“Ming” symbolizes brightness, clearness and enlightenment…
The Ming dynasty was ruled by the Chinese emperor Zhu Yuanzhang who had defeated the Mongol Yuan dynasty and led to China’s trade expansion to the outside world. In the very extensive literature of ancient China, we discover how Ming Dynasty was a beautiful time when men swore undying love, art (including painting and calligraphy) flourished, blue and white porcelain and carved lacquerware conquered designs and imperial court and the elite scholar-official class became active patrons.

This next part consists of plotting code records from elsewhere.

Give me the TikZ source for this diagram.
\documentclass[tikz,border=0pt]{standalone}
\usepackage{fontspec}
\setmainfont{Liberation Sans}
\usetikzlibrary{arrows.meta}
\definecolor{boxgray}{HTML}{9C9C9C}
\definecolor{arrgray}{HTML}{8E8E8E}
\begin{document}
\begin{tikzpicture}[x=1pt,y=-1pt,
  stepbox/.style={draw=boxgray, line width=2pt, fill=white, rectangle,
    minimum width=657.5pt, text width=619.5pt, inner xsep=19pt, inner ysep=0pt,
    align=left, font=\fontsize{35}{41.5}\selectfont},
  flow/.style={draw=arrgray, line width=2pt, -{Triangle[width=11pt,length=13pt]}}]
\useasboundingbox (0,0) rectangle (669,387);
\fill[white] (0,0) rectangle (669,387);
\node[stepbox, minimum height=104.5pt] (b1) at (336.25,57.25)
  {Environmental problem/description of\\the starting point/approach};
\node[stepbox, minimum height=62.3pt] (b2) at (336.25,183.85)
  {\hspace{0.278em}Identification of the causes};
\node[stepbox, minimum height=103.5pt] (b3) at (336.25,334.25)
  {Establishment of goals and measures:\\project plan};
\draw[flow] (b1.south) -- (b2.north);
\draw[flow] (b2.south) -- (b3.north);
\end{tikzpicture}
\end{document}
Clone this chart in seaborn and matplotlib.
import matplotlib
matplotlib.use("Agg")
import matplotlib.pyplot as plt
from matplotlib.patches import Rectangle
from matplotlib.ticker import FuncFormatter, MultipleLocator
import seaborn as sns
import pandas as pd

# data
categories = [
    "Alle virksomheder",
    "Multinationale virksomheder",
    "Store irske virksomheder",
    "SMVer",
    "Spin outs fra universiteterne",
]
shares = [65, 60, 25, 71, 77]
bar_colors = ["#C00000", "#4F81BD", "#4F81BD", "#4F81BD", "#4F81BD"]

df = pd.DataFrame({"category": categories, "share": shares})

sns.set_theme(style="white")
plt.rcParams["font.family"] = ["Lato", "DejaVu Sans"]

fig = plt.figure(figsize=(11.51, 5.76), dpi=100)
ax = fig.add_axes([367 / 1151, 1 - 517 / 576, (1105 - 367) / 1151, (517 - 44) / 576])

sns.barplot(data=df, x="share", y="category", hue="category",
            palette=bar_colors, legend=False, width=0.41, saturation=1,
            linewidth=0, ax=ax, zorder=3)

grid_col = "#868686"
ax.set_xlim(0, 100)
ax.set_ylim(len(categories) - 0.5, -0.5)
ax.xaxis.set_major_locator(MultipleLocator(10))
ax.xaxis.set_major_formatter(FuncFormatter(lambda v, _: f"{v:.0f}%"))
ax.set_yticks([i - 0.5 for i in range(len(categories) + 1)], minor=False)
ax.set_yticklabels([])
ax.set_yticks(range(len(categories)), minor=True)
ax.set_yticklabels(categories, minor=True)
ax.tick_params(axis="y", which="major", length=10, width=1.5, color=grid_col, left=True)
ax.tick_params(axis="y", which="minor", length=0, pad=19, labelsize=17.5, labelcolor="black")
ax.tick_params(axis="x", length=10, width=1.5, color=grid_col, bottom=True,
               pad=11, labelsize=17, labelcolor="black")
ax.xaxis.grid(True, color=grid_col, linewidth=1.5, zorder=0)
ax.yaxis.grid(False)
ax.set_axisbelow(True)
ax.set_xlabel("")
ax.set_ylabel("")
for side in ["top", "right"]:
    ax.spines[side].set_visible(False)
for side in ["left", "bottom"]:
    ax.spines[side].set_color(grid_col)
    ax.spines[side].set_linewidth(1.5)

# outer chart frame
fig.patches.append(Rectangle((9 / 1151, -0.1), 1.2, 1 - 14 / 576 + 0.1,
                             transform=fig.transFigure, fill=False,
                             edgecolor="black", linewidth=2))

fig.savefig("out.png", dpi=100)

The Chinese, traditionally known to be agrarian, was widely remembered for creating a breathtaking microcosm of the natural world within the confines of gardens during the Ming dynasty. Back then, if you’d enter one of the gardens of the Ming dynasty, you’d leave behind the bustling cacophony of the modern world and enter an entirely different world of tranquility and calmness, creating a sense of being surrounded by aspiring nature.
So, lets’ take a walk back in time and through an ancient Chinese garden!
Gardens in Ming Dynasty
Ming art was so divinely rich and varied that even today, experts have an extremely tough time choosing the best individual pieces as iconic representations of the Ming Dynasty. However, refined Chinese art was not the only glory of the ruling dynasty of China.

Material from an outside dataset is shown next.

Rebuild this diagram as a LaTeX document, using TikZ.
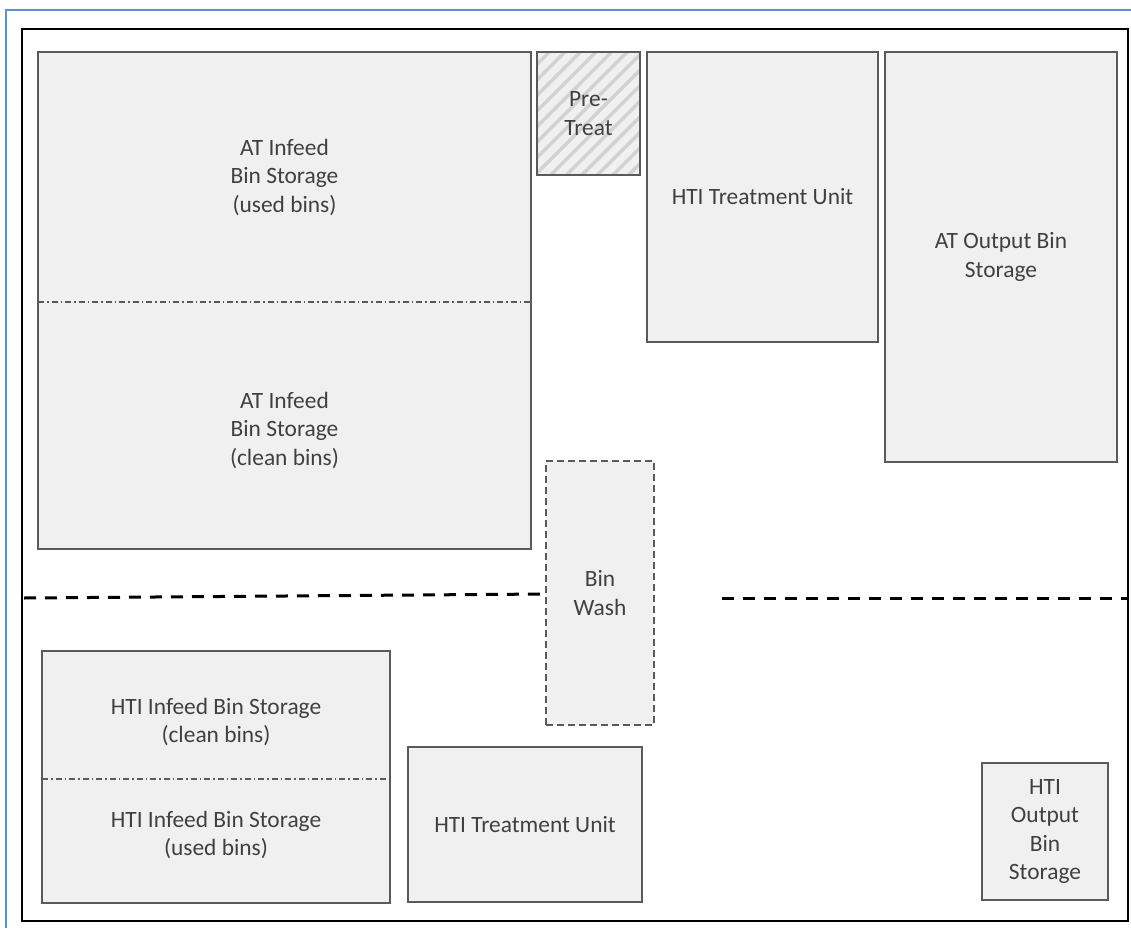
\documentclass[tikz,border=0pt]{standalone}
\usepackage{fontspec}
\setmainfont{Carlito}
\usetikzlibrary{patterns.meta}
\definecolor{boxfill}{HTML}{F0F0F0}
\definecolor{boxline}{HTML}{5A5A5A}
\definecolor{txt}{HTML}{404040}
\definecolor{frameblue}{HTML}{5B8FD6}
\definecolor{hatchc}{HTML}{D2D2D2}
\tikzset{
  area/.style={draw=boxline, fill=boxfill, line width=2.6pt, inner sep=0pt, outer sep=0pt},
  hatched/.style={draw=boxline, line width=2.6pt, inner sep=0pt, outer sep=0pt,
    preaction={fill=boxfill},
    pattern={Lines[angle=45,distance=11pt,line width=3.5pt]}, pattern color=hatchc},
  washbox/.style={draw=boxline, fill=boxfill, line width=2.6pt, dash pattern=on 7pt off 4pt, inner sep=0pt, outer sep=0pt},
  lbl/.style={text=txt, align=center, font=\fontsize{23.4}{28.5}\selectfont, inner sep=0pt},
  divider/.style={draw=boxline, line width=1.2pt, dash pattern=on 6pt off 3pt on 1.5pt off 3pt},
  zoneline/.style={draw=black, line width=3pt, dash pattern=on 12pt off 9pt},
  frameline/.style={draw=black, line width=2.8pt},
}
\begin{document}
\begin{tikzpicture}[x=1pt,y=-1pt]
\useasboundingbox (0,0) rectangle (1131,928);
% outer blue edge
\coordinate (b1) at (6,928);
\coordinate (b2) at (6,10);
\coordinate (b3) at (1131,10);
\draw[frameblue, line width=1.6pt] (b1) -- (b2) -- (b3);
% black frame
\coordinate (f1) at (22,29);
\coordinate (f2) at (1128,921);
\draw[frameline] (f1) rectangle (f2);

% boxes
\node[area, minimum width=493pt, minimum height=497pt] (atin) at (284.5,300.5) {};
\node[hatched, minimum width=103pt, minimum height=123pt] (pre) at (588.5,113.5) {};
\node[area, minimum width=231pt, minimum height=290pt, lbl] (htitop) at (762.5,197) {HTI Treatment Unit};
\node[area, minimum width=232pt, minimum height=410pt, lbl] (atout) at (1001,257) {AT Output Bin\\Storage};
\node[washbox, minimum width=108pt, minimum height=264pt, lbl] (wash) at (600,593) {Bin\\Wash};
\node[area, minimum width=348pt, minimum height=252pt] (htiin) at (216,777) {};
\node[area, minimum width=234pt, minimum height=155pt, lbl] (htibot) at (525,824.5) {HTI Treatment Unit};
\node[area, minimum width=126pt, minimum height=137pt, lbl] (htiout) at (1045,831.5) {HTI\\Output\\Bin\\Storage};

% pre-treat label
\node[lbl] (pretxt) at (pre.center) {Pre-\\Treat};

% split dividers
\coordinate (d1) at (0,302);
\draw[divider] (atin.west |- d1) -- (atin.east |- d1);
\coordinate (d2) at (0,779);
\draw[divider] (htiin.west |- d2) -- (htiin.east |- d2);

% split labels
\node[lbl] (atused) at (284.5,177) {AT Infeed\\Bin Storage\\(used bins)};
\node[lbl] (atclean) at (284.5,430) {AT Infeed\\Bin Storage\\(clean bins)};
\node[lbl] (hticlean) at (216,722) {HTI Infeed Bin Storage\\(clean bins)};
\node[lbl] (htiused) at (216,835) {HTI Infeed Bin Storage\\(used bins)};

% zone boundary dashed lines
\coordinate (z1) at (24,598);
\coordinate (z2) at (546,594);
\draw[zoneline] (z1) -- (z2);
\coordinate (z3) at (722,598);
\coordinate (z4) at (1127,598);
\draw[zoneline] (z3) -- (z4);
\end{tikzpicture}
\end{document}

Although some fine garden designs and styles were introduced into China – most probably during the Tang dynasty – classical Chinese gardens with natural landscapes and in meticulous design started to develop more during the Great Ming, at a time of relative prosperity and great art influences.
Meanings in Garden
One of the most notable achievements during the Ming period was the advancement of art in the form of literature, poetry and painting. Artists drew upon techniques, styles, and complexity in art achieved by their predecessors to create natural masterpieces. Inspired by the motive of creating a place of retreat for mankind, classical Chinese gardens were initially designed by Taoist poets.
The objective was to capture serenity while portraying the different elements of nature. And, back then, only skillful masters could artfully bring natural elements together in a garden and create a layer of serenity.

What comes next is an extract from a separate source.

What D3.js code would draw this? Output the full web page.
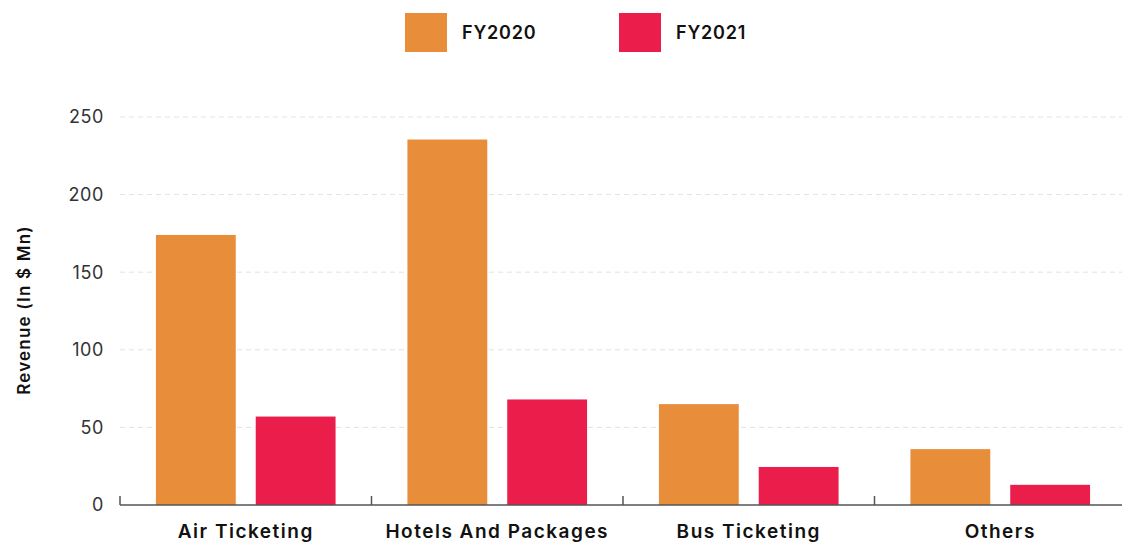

Ming poets use their prodigious skills, along with shi and ci to make gardens come to life. As lovers of natural beauty and masters of history, they were able to provide insights into the indistinct wonders that were to be found within the walls of a garden. Using the beauty and intensity of emotions in poetry, they were able to create an atmosphere of tranquility for inspiration and contemplation.
The peace and tranquility within an ancient Chinese garden during the Ming period are also attributed to the works of painters. A garden is a dwelling filled with a wide range of tones and hues. To create a place that was to be savored for a lifetime and to incorporate the balance between yin and yang, one needs to design the garden with a harmony of contrasts, of dark and light tones, of solid and empty spaces, hard and soft edges and of straight and undulating lines.
Gardens have long been entwined with literature and one cannot ignore the literary effect of floral scents, orchards, shrubberies and many more. Garden is that one place on earth that represents an uncomplicated relationship between diving nature and man’s imperfect wisdom, literature. For an artist living in the Ming dynasty, a garden has the power to represent symbolic meaning and evoke natural moods and feelings. At that time, Chinese calligraphy was even used at the entrance of gardens. Furthermore, the art of garden design reached new heights when the four major elements of nature were inscribed in architecture and landscape.